Boy making it a requirement just a quick way to dispatch non mini boss or boss sentient. As far as void only mechanics they should be quite common agaist sentient , but they should not be tied to the amount of damage done so they are fair for weak operators. It is part of the lore x gameplay conection. There is a lot of bad desing in face value that becomes good because of world building. For example , ridiculous difficult spikes are terrible desing, but if literally every single npc on the game told you that this region is remarkably hostile , well it is part of the world building. Same goes for sentients literally every single moment someone says that the void is their weakness. As per new players finding them the common unit should be kilable with just a bit of weapon switching.
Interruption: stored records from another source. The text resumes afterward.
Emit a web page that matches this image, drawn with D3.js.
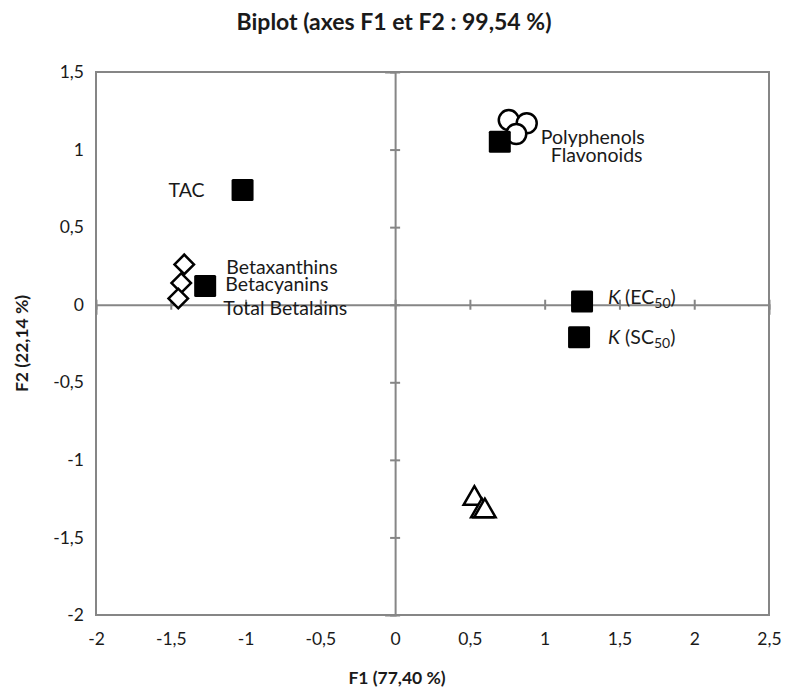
<!DOCTYPE html>
<html>
<head>
<meta charset="utf-8">
<script src="https://cdn.jsdelivr.net/npm/d3@7"></script>
<style>
  body { margin: 0; background: #fff; }
  text { font-family: Lato, "Open Sans", sans-serif; fill: #1a1a1a; }
</style>
</head>
<body>
<div id="chart"></div>
<script>
// active variables (filled squares)
const varNames = ['TAC', 'Betacyanins', 'Polyphenols', 'K_EC50', 'K_SC50'];
const varF1 = [-1.02, -1.27, 0.70, 1.25, 1.23];
const varF2 = [0.74, 0.12, 1.05, 0.02, -0.21];

// observations, one group per marker shape
const diamondF1 = [-1.41, -1.43, -1.45];
const diamondF2 = [0.26, 0.14, 0.04];
const circleF1 = [0.76, 0.88, 0.81];
const circleF2 = [1.19, 1.17, 1.10];
const triangleF1 = [0.53, 0.58, 0.60];
const triangleF2 = [-1.25, -1.33, -1.33];

// text labels (data coordinates they sit next to)
const labelText = ['TAC', 'Betaxanthins', 'Betacyanins', 'Total Betalains', 'Polyphenols', 'Flavonoids', 'K_EC50', 'K_SC50'];
const labelF1 = [-1.02, -1.41, -1.43, -1.45, 0.70, 0.70, 1.25, 1.23];
const labelF2 = [0.74, 0.26, 0.14, 0.04, 1.05, 1.05, 0.02, -0.21];

const xTicks = [-2, -1.5, -1, -0.5, 0, 0.5, 1, 1.5, 2, 2.5];
const yTicks = [-2, -1.5, -1, -0.5, 0, 0.5, 1, 1.5];

const width = 786, height = 690;
const margin = {top: 72, right: 17, bottom: 75, left: 96};

const fmt = d => String(d).replace('.', ',');

const svg = d3.select('#chart').append('svg')
  .attr('width', width)
  .attr('height', height);

const x = d3.scaleLinear().domain([-2, 2.5]).range([margin.left, width - margin.right]);
const y = d3.scaleLinear().domain([-2, 1.5]).range([height - margin.bottom, margin.top]);

const grey = '#868686';

// frame
svg.append('rect')
  .attr('x', x(-2)).attr('y', y(1.5))
  .attr('width', x(2.5) - x(-2)).attr('height', y(-2) - y(1.5))
  .attr('fill', 'none').attr('stroke', grey).attr('stroke-width', 2);

// zero axes with crossing ticks
const xZero = svg.append('g')
  .attr('transform', `translate(0,${y(0)})`)
  .call(d3.axisBottom(x).tickValues(xTicks).tickSize(10).tickFormat(''));
xZero.selectAll('.tick line').attr('y1', -5).attr('y2', 5);

const yZero = svg.append('g')
  .attr('transform', `translate(${x(0)},0)`)
  .call(d3.axisLeft(y).tickValues(yTicks).tickSize(10).tickFormat(''));
yZero.selectAll('.tick line').attr('x1', -5).attr('x2', 5);

[xZero, yZero].forEach(g => {
  g.select('.domain').attr('stroke', grey).attr('stroke-width', 2);
  g.selectAll('.tick line').attr('stroke', grey).attr('stroke-width', 2);
});

// tick labels along the frame
svg.append('g')
  .attr('transform', `translate(0,${y(-2)})`)
  .call(d3.axisBottom(x).tickValues(xTicks).tickSize(0).tickPadding(18).tickFormat(fmt))
  .call(g => g.select('.domain').remove())
  .selectAll('text')
  .style('font-family', 'Lato, sans-serif')
  .style('font-size', '17.5px')
  .attr('fill', '#1a1a1a');

svg.append('g')
  .attr('transform', `translate(${x(-2)},0)`)
  .call(d3.axisLeft(y).tickValues(yTicks).tickSize(0).tickPadding(12).tickFormat(fmt))
  .call(g => g.select('.domain').remove())
  .selectAll('text')
  .style('font-family', 'Lato, sans-serif')
  .style('font-size', '17.5px')
  .attr('fill', '#1a1a1a');

// observations
const diamond = d3.symbol().type(d3.symbolSquare).size(190);
svg.append('g').selectAll('path')
  .data(d3.range(diamondF1.length))
  .join('path')
  .attr('d', diamond)
  .attr('transform', i => `translate(${x(diamondF1[i])},${y(diamondF2[i])}) rotate(45)`)
  .attr('fill', '#fff').attr('stroke', '#000').attr('stroke-width', 2.5);

svg.append('g').selectAll('circle')
  .data(d3.range(circleF1.length))
  .join('circle')
  .attr('cx', i => x(circleF1[i]))
  .attr('cy', i => y(circleF2[i]))
  .attr('r', 10)
  .attr('fill', '#fff').attr('stroke', '#000').attr('stroke-width', 2.5);

const tri = d3.symbol().type(d3.symbolTriangle).size(200);
svg.append('g').selectAll('path')
  .data(d3.range(triangleF1.length))
  .join('path')
  .attr('d', tri)
  .attr('transform', i => `translate(${x(triangleF1[i])},${y(triangleF2[i])})`)
  .attr('fill', '#fff').attr('stroke', '#000').attr('stroke-width', 2.5);

// variables
svg.append('g').selectAll('rect')
  .data(d3.range(varF1.length))
  .join('rect')
  .attr('x', i => x(varF1[i]) - 11)
  .attr('y', i => y(varF2[i]) - 11)
  .attr('width', 22).attr('height', 22)
  .attr('rx', 1.5)
  .attr('fill', '#000');

// label offsets (px) relative to the point
const labelOffset = {
  'TAC': [-74, 7],
  'Betaxanthins': [42, 10],
  'Betacyanins': [44, 8],
  'Total Betalains': [45, 16],
  'Polyphenols': [41, 2],
  'Flavonoids': [51, 20],
  'K_EC50': [26, 2],
  'K_SC50': [29, 7]
};

const labels = svg.append('g').selectAll('text')
  .data(d3.range(labelText.length))
  .join('text')
  .attr('x', i => x(labelF1[i]) + labelOffset[labelText[i]][0])
  .attr('y', i => y(labelF2[i]) + labelOffset[labelText[i]][1])
  .style('font-size', '19.5px');

labels.each(function (i) {
  const t = d3.select(this);
  const name = labelText[i];
  if (name.startsWith('K_')) {
    t.append('tspan').style('font-style', 'italic').text('K');
    t.append('tspan').text(name === 'K_EC50' ? ' (EC' : ' (SC');
    t.append('tspan').attr('dy', 4).style('font-size', '14px').text('50');
    t.append('tspan').attr('dy', -4).text(')');
  } else {
    t.text(name);
  }
});

// titles
svg.append('text')
  .attr('x', 394).attr('y', 30)
  .attr('text-anchor', 'middle')
  .style('font-size', '23px').style('font-weight', 'bold')
  .text('Biplot (axes F1 et F2 : 99,54 %)');

svg.append('text')
  .attr('x', 397).attr('y', 684)
  .attr('text-anchor', 'middle')
  .style('font-size', '17.5px').style('font-weight', 'bold')
  .text('F1 (77,40 %)');

svg.append('text')
  .attr('transform', `translate(28,${y(-0.25)}) rotate(-90)`)
  .attr('text-anchor', 'middle')
  .style('font-size', '17.5px').style('font-weight', 'bold')
  .text('F2 (22,14 %)');
</script>
</body>
</html>
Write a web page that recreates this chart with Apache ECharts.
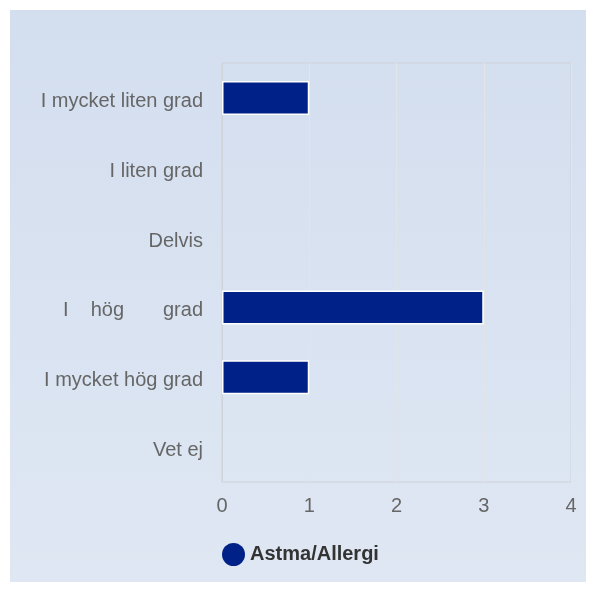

16 hours ago, Steel_Rook said:

Besides, I think the solution here could be simpler. Just move their "headshot" hitbox into their glowing core, and make that little stump passing for their head now simply part of their body. Don't get me wrong

Making center mass a easy weakspots is bad for a supposedly hard faction is bad because center mass is the easiest place to hit. I have a problem with their desing right now because of bad communication , but if player shot it and saw zeros and it had any kind of visual shields it would be really easy to guess that he is using the wrong damage. Shoot protected glowy bit is also one of the most common tropes.

As a bit of a side note operator desing is atrocious because it is terrible in communicating their lore and stading out from warframe. If I were to desing them first change.

Tap 5 to equip your amp into the warframe. Warframe are meant to help the tenno to channel the void so here is a quick option. 

Hold 5 summon yourself to the fight , operator have 4 skill and they are very powerfull but have huge cooldows ( the 4 should go as far as 5 minutes ). The amp while used directly by the operators should be ridiculous powerfull but handle like a fire man hose. Void dash stay as is.